The conflict could spiral
Days into the war, Israel and the U.S. military appear to be working hand in glove to strike targets — from the initial attack that killed top Iranian leaders, including Supreme Leader Ayatollah Ali Khamenei, to assaults that allowed the forces free rein in Iranian skies.
But the conflict has already set off aftershocks that could reverberate in the American heartland. At least six U.S. troops have been killed. Travel was disrupted across the region, leaving hundreds of thousands of travelers stranded. Oil prices surged, raising the prospect of costlier gasoline for U.S. drivers as well as increased prices for other goods at a time when people have been stung by a rising cost of living.
Questions remain about the direction and aim of the war. It’s unclear whether the air power will be enough to topple Iran’s leadership, who or what should replace that leadership, and what role Israel or the U.S. will have in either. Every day presents new potential land mines.
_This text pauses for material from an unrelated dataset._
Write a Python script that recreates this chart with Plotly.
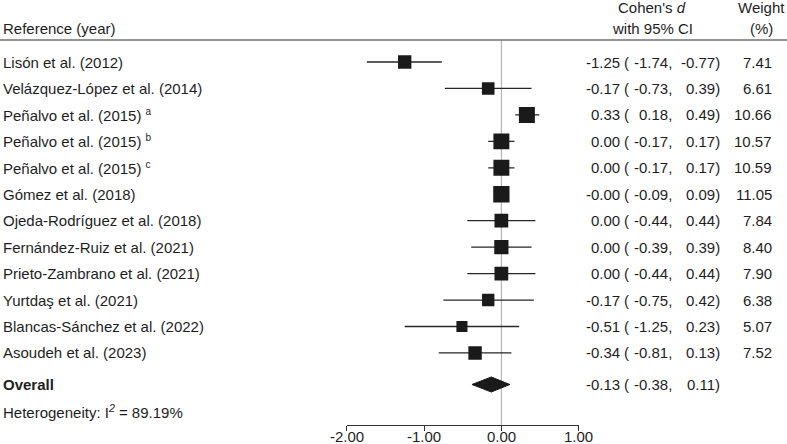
import plotly.graph_objects as go

# ---------------- data ----------------
studies = [
    "Lisón et al. (2012)",
    "Velázquez-López et al. (2014)",
    "Peñalvo et al. (2015) <sup><span style='font-size:10px'>a</span></sup>",
    "Peñalvo et al. (2015) <sup><span style='font-size:10px'>b</span></sup>",
    "Peñalvo et al. (2015) <sup><span style='font-size:10px'>c</span></sup>",
    "Gómez et al. (2018)",
    "Ojeda-Rodríguez et al. (2018)",
    "Fernández-Ruiz et al. (2021)",
    "Prieto-Zambrano et al. (2021)",
    "Yurtdaş et al. (2021)",
    "Blancas-Sánchez et al. (2022)",
    "Asoudeh et al. (2023)",
]
effect = [-1.25, -0.17, 0.33, 0.00, 0.00, -0.00, 0.00, 0.00, 0.00, -0.17, -0.51, -0.34]
ci_low = [-1.74, -0.73, 0.18, -0.17, -0.17, -0.09, -0.44, -0.39, -0.44, -0.75, -1.25, -0.81]
ci_high = [-0.77, 0.39, 0.49, 0.17, 0.17, 0.09, 0.44, 0.39, 0.44, 0.42, 0.23, 0.13]
weight = [7.41, 6.61, 10.66, 10.57, 10.59, 11.05, 7.84, 8.40, 7.90, 6.38, 5.07, 7.52]

overall_effect = -0.13
overall_low = -0.38
overall_high = 0.11
heterogeneity_i2 = 89.19

x_tickvals = [-2, -1, 0, 1]
x_ticktext = ["-2.00", "-1.00", "0.00", "1.00"]

# ---------------- layout constants (pixels) ----------------
W, H = 787, 444
PLOT_H = 425           # bottom of plotting region (axis line)
ROW0, ROW_H = 62.0, 26.45
OVERALL_Y = 384.5
HET_Y = 411
HEAD1_Y, HEAD2_Y = 7.5, 28
HEADLINE_Y = 40
TICKLABEL_Y = 436
X_LEFT_PX, X_RIGHT_PX = 346.7, 578.7
FONT = "Liberation Sans, Arial, sans-serif"
FS = 15
TXT = "#1e1e1e"

COL_EST_R = 619.5
COL_PAREN_L = 624.0
COL_LOW_R = 671.7
COL_HIGH_R = 720.3
COL_W_R = 772.3
COL_HEAD_CI = 652
COL_HEAD_W = 761.5

row_y = [ROW0 + ROW_H * i for i in range(len(studies))]

def fmt(v):
    return f"{v:.2f}"

fig = go.Figure()

# CI lines + squares
fig.add_trace(go.Scatter(
    x=effect, y=row_y, mode="markers",
    marker=dict(symbol="square", size=[4.9 * w ** 0.5 for w in weight],
                color="#1a1a1a", opacity=1, line=dict(width=0)),
    error_x=dict(type="data", symmetric=False,
                 array=[h - e for h, e in zip(ci_high, effect)],
                 arrayminus=[e - l for e, l in zip(effect, ci_low)],
                 width=0, thickness=1.3, color="#262626"),
    hoverinfo="skip", showlegend=False,
))

# overall diamond
DH = 7.5
fig.add_trace(go.Scatter(
    x=[overall_low, overall_effect, overall_high, overall_effect, overall_low],
    y=[OVERALL_Y, OVERALL_Y - DH, OVERALL_Y, OVERALL_Y + DH, OVERALL_Y],
    mode="lines", fill="toself", fillcolor="#1a1a1a",
    line=dict(color="#1a1a1a", width=1), hoverinfo="skip", showlegend=False,
))

shapes = [
    dict(type="line", xref="x", yref="y", x0=0, x1=0, y0=HEADLINE_Y, y1=PLOT_H,
         line=dict(color="#a8a8a8", width=1), layer="below"),
    dict(type="line", xref="paper", yref="y", x0=0, x1=1, y0=HEADLINE_Y, y1=HEADLINE_Y,
         line=dict(color="#707070", width=1.6)),
]

ann = []

def add(text, xpx, ypx, anchor="left", bold=False):
    ann.append(dict(text=f"<b>{text}</b>" if bold else text,
                    x=xpx / W, xref="paper", y=ypx, yref="y",
                    xanchor=anchor, yanchor="middle", showarrow=False,
                    borderpad=0, borderwidth=0,
                    font=dict(family=FONT, size=FS, color=TXT)))

# headers
add("Reference (year)", 3, HEAD2_Y)
add("Cohen's <i>d</i>", COL_HEAD_CI, HEAD1_Y, "center")
add("with 95% CI", COL_HEAD_CI, HEAD2_Y, "center")
add("Weight", COL_HEAD_W, HEAD1_Y, "center")
add("(%)", COL_HEAD_W, HEAD2_Y, "center")

for s, e, lo, hi, w, y in zip(studies, effect, ci_low, ci_high, weight, row_y):
    add(s, 3, y)
    add(fmt(e), COL_EST_R, y, "right")
    add("(", COL_PAREN_L, y, "left")
    add(fmt(lo) + ",", COL_LOW_R, y, "right")
    add(fmt(hi) + ")", COL_HIGH_R, y, "right")
    add(fmt(w), COL_W_R, y, "right")

add("Overall", 3, OVERALL_Y, bold=True)
add(fmt(overall_effect), COL_EST_R, OVERALL_Y, "right")
add("(", COL_PAREN_L, OVERALL_Y, "left")
add(fmt(overall_low) + ",", COL_LOW_R, OVERALL_Y, "right")
add(fmt(overall_high) + ")", COL_HIGH_R, OVERALL_Y, "right")
add(f"Heterogeneity: I<sup><i>2</i></sup> = {heterogeneity_i2:.2f}%", 3, HET_Y)

# x tick labels placed through the x axis scale (y in paper units below the axis)
for tv, tt in zip(x_tickvals, x_ticktext):
    ann.append(dict(text=tt, x=tv, xref="x", y=(PLOT_H - TICKLABEL_Y) / PLOT_H, yref="paper",
                    xanchor="center", yanchor="middle", showarrow=False,
                    borderpad=0, borderwidth=0,
                    font=dict(family=FONT, size=FS, color=TXT)))

fig.update_layout(
    width=W, height=H, template="none",
    paper_bgcolor="white", plot_bgcolor="rgba(0,0,0,0)",
    margin=dict(l=0, r=0, t=0, b=H - PLOT_H, pad=0),
    xaxis=dict(domain=[X_LEFT_PX / W, X_RIGHT_PX / W], range=[-2, 1],
               showgrid=False, zeroline=False, showline=True, linecolor="#333333",
               linewidth=1, ticks="outside", ticklen=5, tickcolor="#333333",
               showticklabels=False, tickvals=x_tickvals, fixedrange=True),
    yaxis=dict(domain=[0, 1], range=[PLOT_H, 0], visible=False, showgrid=False,
               zeroline=False, fixedrange=True),
    shapes=shapes, annotations=ann, showlegend=False,
)

fig.write_html(
    "out.html",
    config={"displayModeBar": False},
    post_script="document.body.style.margin='0';document.body.style.overflow='hidden';",
)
“Many people will blame Israel if things go badly wrong,” wrote Nadav Eyal, a commentator with the Israeli Yediot Ahronoth daily newspaper. “Israel cannot afford to lose the American public’s support under any circumstances. That is more important than striking any individual military facility.”
Still, Aaron David Miller, who served as an adviser on Middle East issues to Democratic and Republican administrations over two decades, said that Netanyahu has little to lose from the war.
With elections scheduled for the fall, Netanyahu can use the war in Iran to divert attention away from the failures of the Oct. 7, 2023, attacks, the worst in Israel’s history. Instead, Netanyahu can set himself up as a brave wartime leader who fulfilled a pledge he has made much of his life to confront Iran.
He can say he did so with support from the American president, who Miller said can pull the breaks on the war whenever he pleases.
“If Trump feels as if it’s going south, he’ll find a way to de-escalate,” he said, “and his good friend Benjamin Netanyahu will follow.”